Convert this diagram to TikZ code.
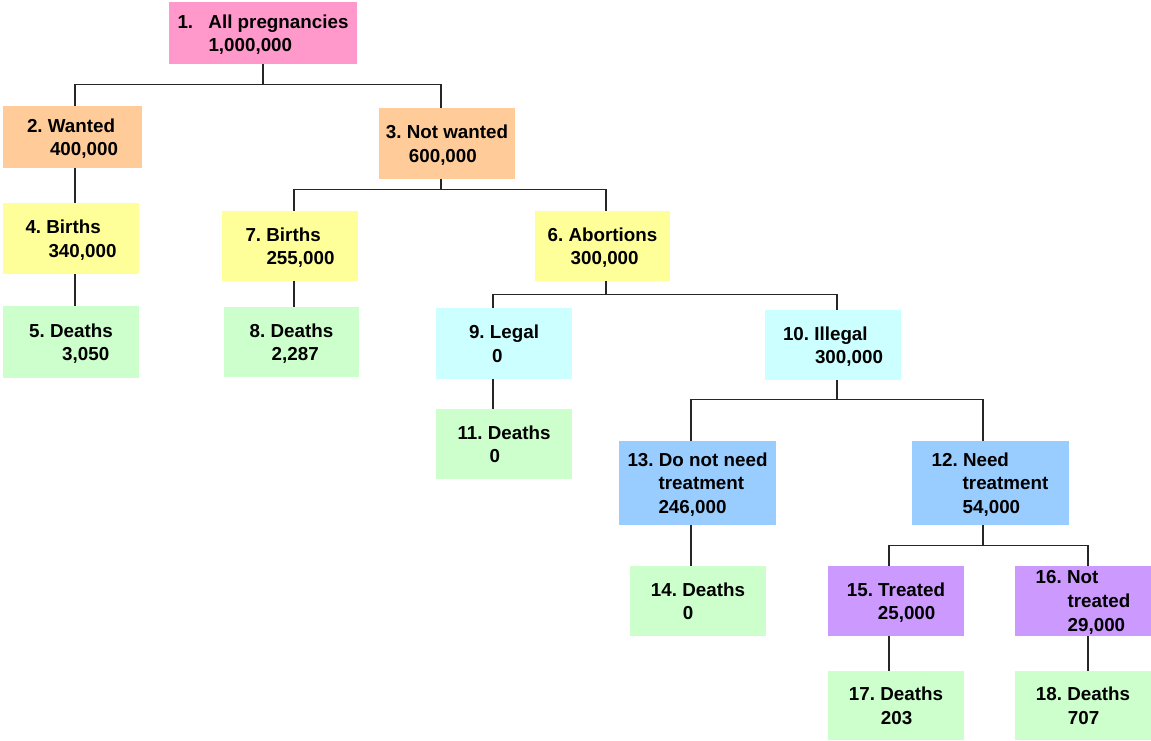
\documentclass[tikz,border=0pt]{standalone}
\usepackage{fontspec}
\setmainfont{Liberation Sans}
\definecolor{cpink}{HTML}{FF99CC}
\definecolor{corange}{HTML}{FFCC99}
\definecolor{cyellow}{HTML}{FFFF99}
\definecolor{cgreen}{HTML}{CCFFCC}
\definecolor{ccyan}{HTML}{CCFFFF}
\definecolor{cblue}{HTML}{99CCFF}
\definecolor{cpurple}{HTML}{CC99FF}
\newcommand\ind[1]{\hspace*{#1pt}}
\begin{document}
\frenchspacing
\begin{tikzpicture}[x=1pt,y=-1pt,
  box/.style={rectangle, inner sep=0pt, align=left, text=black,
    font=\frenchspacing\bfseries\fontsize{18.8}{23.6}\selectfont,
    text depth=-2pt},
  conn/.style={draw=black!85, line width=1.3pt}]
\useasboundingbox (0,0) rectangle (1151,740);
% boxes
\node[box, fill=cpink, minimum width=188pt, minimum height=62pt] (n1) at (263,33)
  {\makebox[31pt][l]{1.}All pregnancies\\\ind{31}1,000,000};
\node[box, fill=corange, minimum width=139pt, minimum height=62pt] (n2) at (72.5,137)
  {2. Wanted\\\ind{23}400,000};
\node[box, fill=corange, minimum width=136pt, minimum height=71pt] (n3) at (447,143.5)
  {3. Not wanted\\\ind{23}600,000};
\node[box, fill=cyellow, minimum width=136pt, minimum height=71pt] (n4) at (71,238.5)
  {4. Births\\\ind{23}340,000};
\node[box, fill=cgreen, minimum width=136pt, minimum height=72pt] (n5) at (71,342)
  {5. Deaths\\\ind{33}3,050};
\node[box, fill=cyellow, minimum width=136pt, minimum height=70pt] (n7) at (290,246)
  {7. Births\\\ind{21}255,000};
\node[box, fill=cyellow, minimum width=135pt, minimum height=70pt] (n6) at (602.5,246)
  {6. Abortions\\\ind{23}300,000};
\node[box, fill=cgreen, minimum width=135pt, minimum height=70pt] (n8) at (291.5,342)
  {8. Deaths\\\ind{22}2,287};
\node[box, fill=ccyan, minimum width=136pt, minimum height=71pt] (n9) at (504,343.5)
  {9. Legal\\\ind{23}0};
\node[box, fill=ccyan, minimum width=136pt, minimum height=70pt] (n10) at (833,345)
  {10. Illegal\\\ind{32}300,000};
\node[box, fill=cgreen, minimum width=136pt, minimum height=70pt] (n11) at (504,444)
  {11. Deaths\\\ind{32}0};
\node[box, fill=cblue, minimum width=157pt, minimum height=84pt] (n13) at (697.5,483)
  {13. Do not need\\\ind{31}treatment\\\ind{31}246,000};
\node[box, fill=cblue, minimum width=157pt, minimum height=84pt] (n12) at (990,483)
  {12. Need\\\ind{31}treatment\\\ind{31}54,000};
\node[box, fill=cgreen, minimum width=136pt, minimum height=70pt] (n14) at (698,601)
  {14. Deaths\\\ind{32}0};
\node[box, fill=cpurple, minimum width=136pt, minimum height=70pt] (n15) at (896,601)
  {15. Treated\\\ind{31}25,000};
\node[box, fill=cpurple, minimum width=136pt, minimum height=70pt] (n16) at (1083,601)
  {16. Not\\\ind{32}treated\\\ind{32}29,000};
\node[box, fill=cgreen, minimum width=136pt, minimum height=69pt] (n17) at (896,705.5)
  {17. Deaths\\\ind{32}203};
\node[box, fill=cgreen, minimum width=136pt, minimum height=69pt] (n18) at (1083,705.5)
  {18. Deaths\\\ind{32}707};
% connectors
\draw[conn] (n1.south) -- ++(0,20) -| ([xshift=2.5pt]n2.north);
\draw[conn] (n1.south) -- ++(0,20) -| ([xshift=-6pt]n3.north);
\draw[conn] ([xshift=2.5pt]n2.south) -- ([xshift=4pt]n4.north);
\draw[conn] ([xshift=4pt]n4.south) -- ([xshift=4pt]n5.north);
\draw[conn] ([xshift=-6pt]n3.south) -- ++(0,10) -| ([xshift=4pt]n7.north);
\draw[conn] ([xshift=-6pt]n3.south) -- ++(0,10) -| ([xshift=3.5pt]n6.north);
\draw[conn] ([xshift=4pt]n7.south) -- ([xshift=2.5pt]n8.north);
\draw[conn] ([xshift=3.5pt]n6.south) -- ++(0,13) -| ([xshift=-11pt]n9.north);
\draw[conn] ([xshift=3.5pt]n6.south) -- ++(0,13) -| ([xshift=4pt]n10.north);
\draw[conn] ([xshift=-11pt]n9.south) -- ([xshift=-11pt]n11.north);
\draw[conn] ([xshift=4pt]n10.south) -- ++(0,19) -| ([xshift=-6.5pt]n13.north);
\draw[conn] ([xshift=4pt]n10.south) -- ++(0,19) -| ([xshift=-7pt]n12.north);
\draw[conn] ([xshift=-6.5pt]n13.south) -- ([xshift=-7pt]n14.north);
\draw[conn] ([xshift=-7pt]n12.south) -- ++(0,20) -| ([xshift=-7pt]n15.north);
\draw[conn] ([xshift=-7pt]n12.south) -- ++(0,20) -| ([xshift=5pt]n16.north);
\draw[conn] ([xshift=-7pt]n15.south) -- ([xshift=-7pt]n17.north);
\draw[conn] ([xshift=5pt]n16.south) -- ([xshift=5pt]n18.north);
\end{tikzpicture}
\end{document}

________________________

**WHAT THE EXERCISE ASKS:** Omit the pictures and give the material again, exactly and in full.

**FINISHED EXERCISE:**
Convert this diagram to TikZ code.
\documentclass[tikz,border=0pt]{standalone}
\usepackage{fontspec}
\setmainfont{Liberation Sans}
\definecolor{cpink}{HTML}{FF99CC}
\definecolor{corange}{HTML}{FFCC99}
\definecolor{cyellow}{HTML}{FFFF99}
\definecolor{cgreen}{HTML}{CCFFCC}
\definecolor{ccyan}{HTML}{CCFFFF}
\definecolor{cblue}{HTML}{99CCFF}
\definecolor{cpurple}{HTML}{CC99FF}
\newcommand\ind[1]{\hspace*{#1pt}}
\begin{document}
\frenchspacing
\begin{tikzpicture}[x=1pt,y=-1pt,
  box/.style={rectangle, inner sep=0pt, align=left, text=black,
    font=\frenchspacing\bfseries\fontsize{18.8}{23.6}\selectfont,
    text depth=-2pt},
  conn/.style={draw=black!85, line width=1.3pt}]
\useasboundingbox (0,0) rectangle (1151,740);
% boxes
\node[box, fill=cpink, minimum width=188pt, minimum height=62pt] (n1) at (263,33)
  {\makebox[31pt][l]{1.}All pregnancies\\\ind{31}1,000,000};
\node[box, fill=corange, minimum width=139pt, minimum height=62pt] (n2) at (72.5,137)
  {2. Wanted\\\ind{23}400,000};
\node[box, fill=corange, minimum width=136pt, minimum height=71pt] (n3) at (447,143.5)
  {3. Not wanted\\\ind{23}600,000};
\node[box, fill=cyellow, minimum width=136pt, minimum height=71pt] (n4) at (71,238.5)
  {4. Births\\\ind{23}340,000};
\node[box, fill=cgreen, minimum width=136pt, minimum height=72pt] (n5) at (71,342)
  {5. Deaths\\\ind{33}3,050};
\node[box, fill=cyellow, minimum width=136pt, minimum height=70pt] (n7) at (290,246)
  {7. Births\\\ind{21}255,000};
\node[box, fill=cyellow, minimum width=135pt, minimum height=70pt] (n6) at (602.5,246)
  {6. Abortions\\\ind{23}300,000};
\node[box, fill=cgreen, minimum width=135pt, minimum height=70pt] (n8) at (291.5,342)
  {8. Deaths\\\ind{22}2,287};
\node[box, fill=ccyan, minimum width=136pt, minimum height=71pt] (n9) at (504,343.5)
  {9. Legal\\\ind{23}0};
\node[box, fill=ccyan, minimum width=136pt, minimum height=70pt] (n10) at (833,345)
  {10. Illegal\\\ind{32}300,000};
\node[box, fill=cgreen, minimum width=136pt, minimum height=70pt] (n11) at (504,444)
  {11. Deaths\\\ind{32}0};
\node[box, fill=cblue, minimum width=157pt, minimum height=84pt] (n13) at (697.5,483)
  {13. Do not need\\\ind{31}treatment\\\ind{31}246,000};
\node[box, fill=cblue, minimum width=157pt, minimum height=84pt] (n12) at (990,483)
  {12. Need\\\ind{31}treatment\\\ind{31}54,000};
\node[box, fill=cgreen, minimum width=136pt, minimum height=70pt] (n14) at (698,601)
  {14. Deaths\\\ind{32}0};
\node[box, fill=cpurple, minimum width=136pt, minimum height=70pt] (n15) at (896,601)
  {15. Treated\\\ind{31}25,000};
\node[box, fill=cpurple, minimum width=136pt, minimum height=70pt] (n16) at (1083,601)
  {16. Not\\\ind{32}treated\\\ind{32}29,000};
\node[box, fill=cgreen, minimum width=136pt, minimum height=69pt] (n17) at (896,705.5)
  {17. Deaths\\\ind{32}203};
\node[box, fill=cgreen, minimum width=136pt, minimum height=69pt] (n18) at (1083,705.5)
  {18. Deaths\\\ind{32}707};
% connectors
\draw[conn] (n1.south) -- ++(0,20) -| ([xshift=2.5pt]n2.north);
\draw[conn] (n1.south) -- ++(0,20) -| ([xshift=-6pt]n3.north);
\draw[conn] ([xshift=2.5pt]n2.south) -- ([xshift=4pt]n4.north);
\draw[conn] ([xshift=4pt]n4.south) -- ([xshift=4pt]n5.north);
\draw[conn] ([xshift=-6pt]n3.south) -- ++(0,10) -| ([xshift=4pt]n7.north);
\draw[conn] ([xshift=-6pt]n3.south) -- ++(0,10) -| ([xshift=3.5pt]n6.north);
\draw[conn] ([xshift=4pt]n7.south) -- ([xshift=2.5pt]n8.north);
\draw[conn] ([xshift=3.5pt]n6.south) -- ++(0,13) -| ([xshift=-11pt]n9.north);
\draw[conn] ([xshift=3.5pt]n6.south) -- ++(0,13) -| ([xshift=4pt]n10.north);
\draw[conn] ([xshift=-11pt]n9.south) -- ([xshift=-11pt]n11.north);
\draw[conn] ([xshift=4pt]n10.south) -- ++(0,19) -| ([xshift=-6.5pt]n13.north);
\draw[conn] ([xshift=4pt]n10.south) -- ++(0,19) -| ([xshift=-7pt]n12.north);
\draw[conn] ([xshift=-6.5pt]n13.south) -- ([xshift=-7pt]n14.north);
\draw[conn] ([xshift=-7pt]n12.south) -- ++(0,20) -| ([xshift=-7pt]n15.north);
\draw[conn] ([xshift=-7pt]n12.south) -- ++(0,20) -| ([xshift=5pt]n16.north);
\draw[conn] ([xshift=-7pt]n15.south) -- ([xshift=-7pt]n17.north);
\draw[conn] ([xshift=5pt]n16.south) -- ([xshift=5pt]n18.north);
\end{tikzpicture}
\end{document}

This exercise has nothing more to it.